Küresel nehrin öteki tarafının temel sütunları olan OBOR projesi, Çin ve Rusya’nın içinde bulunduğu çıkmazlar, genel atmosferi gösteriyor. Kapitalizmin farklı renkleri benzer bir halet-i ruhiye içinde kalmaya devam ediyor.
Nihayetinde, kapitalizmin iki sureti de belirsizlikleri aşamıyor, sorunları çoğaltıyor. Ne kendi hikâyelerini yazabiliyorlar ne öteki tarafa hikâyesini yazmaya izin veriyorlar. Daha da önemlisi, aşırı sağın yükselişine “eyvallah” çekerek solun daha fazla sönümlenmesiyle halkların kendi hikâyelerini yazmasını da engelliyorlar.
Kapitalizm köklerine dönüyor: Ebe olarak şiddet
Küresel kapitalizmin gidişatında belirsizlik hali geçerliliğini korumaya devam ederken, açmazlar hem nicel olarak çoğalıyor hem de nitel olarak derinleşiyor. Yeni bir hegemonya arayışı, iki karşı takım da aynı armaya, kapitalizm armasına sahip olmasına rağmen yörüngesini bulamıyor. Acaba yıkımın düzeyi oyun kurucularının boyunu mu aşmış diye sormadan edilemiyor. Tüm bu manzaraya arka plan bilgisini ve hareket yasasını veren şeyin ise enerji savaşları olduğu gerçeği hep kendisini orta yerde tutuyor.
Karl Marx Kapital’de “Şiddet, yeni bir topluma gebe olan her eski toplumun ebesidir”[5] derken kapitalist dünya-sisteminde şiddetin yerini zaman aşırı şekilde tanımlıyordu. Nitekim, Marx’ın sömürgecilik ile Batı’daki sermaye birikimi arasındaki ilişkide şiddete biçtiği rol de anakaradaki yeni toplum üzerinden yorumlanabilir. Şiddet yoluyla sömürgelerde elde edilen zenginlik, anakarada yeni bir toplumun ebesi görevi görüyordu.

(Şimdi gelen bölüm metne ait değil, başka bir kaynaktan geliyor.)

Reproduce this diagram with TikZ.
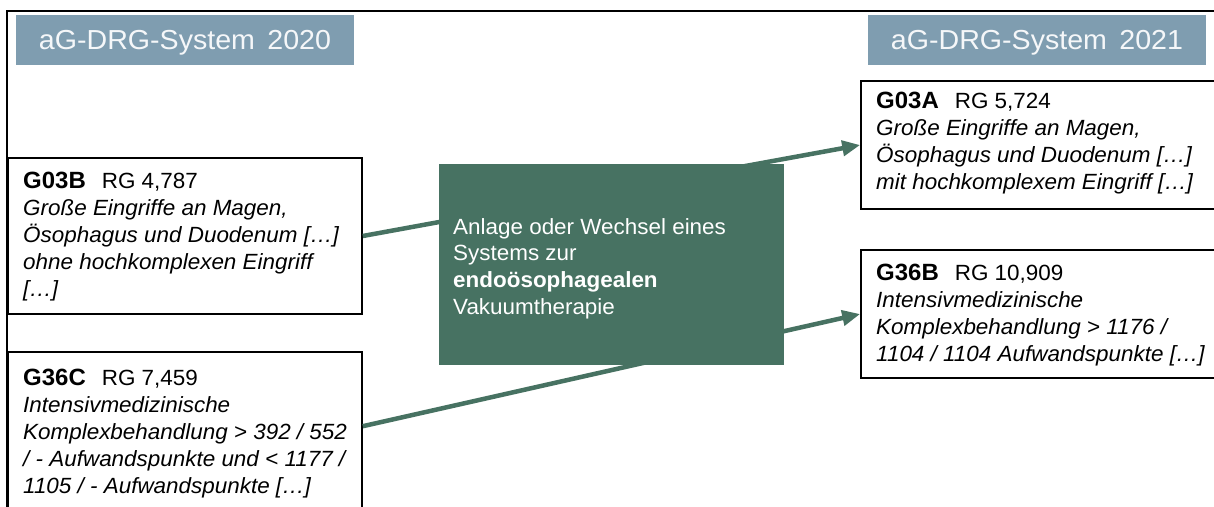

Nihayetinde, küresel kapitalizm sebebi olduğu krizler, güç matrislerindeki dengesizlik halleri, kendini yenileme yetisindeki sorunlarla hemhal olduğu bu hızlandırılmış zamanda, şiddeti yeni bir toplumun ebesi haline getirmeye çalışıyor. NATO’nun yeniden sahneye çağrılması, şiddetin birçok bölgeye yayılması, enerji koridorları üzerinden yürüyen mücadele alanında oyun kuran – oyun bozan hamlelerin şiddeti yayma üzerinden gelişmesi gibi sayısız şiddet bağlamı kapitalizmin köklerine döndüğüne delâlet ediyor.
Bu delâletin işaretlerine 2023 Eylül’ünde, Hindistan’da yapılan G20 zirvesine odaklanarak bakalım. Zira bu zirve ve OBOR’a karşı başlatılan yeni hamle, başta Ortadoğu’daki dengeler olmak üzere, tüm politik ajandaları değiştirmeye aday.
II.
Enerji koridorlarında hegemonya savaşları
AKP Grup Başkanvekili Muhammet Emin Akbaşoğlu bütçe görüşmelerinin son gününde, AKP grubu adına yaptığı konuşmada, bütçe dışında birçok şeyden bahsedip diğer partilere sataşınca küçük çaplı bir kavga çıkması kaçınılmaz oldu. Partilerin karşılıklı söz sataşmalarından sonra tekrar söz alan Akbaşoğlu kürsüde A4 kağıdına basılı iki görsel kaldırdı. “Bak, biz neyin peşindeyiz” diye başladığı cümlesi, gürültüler arasında şöyle devam ediyor: “…Türkiye’nin merkezinde olduğu Zengezur Koridoru ve Basra Körfezi’ne, İskenderun Körfezi’ne, Hazar Denizi’ne, Karadeniz’e, Ege’ye, Akdeniz’e bağlayacak olan Kalkınma Yolu’nu…”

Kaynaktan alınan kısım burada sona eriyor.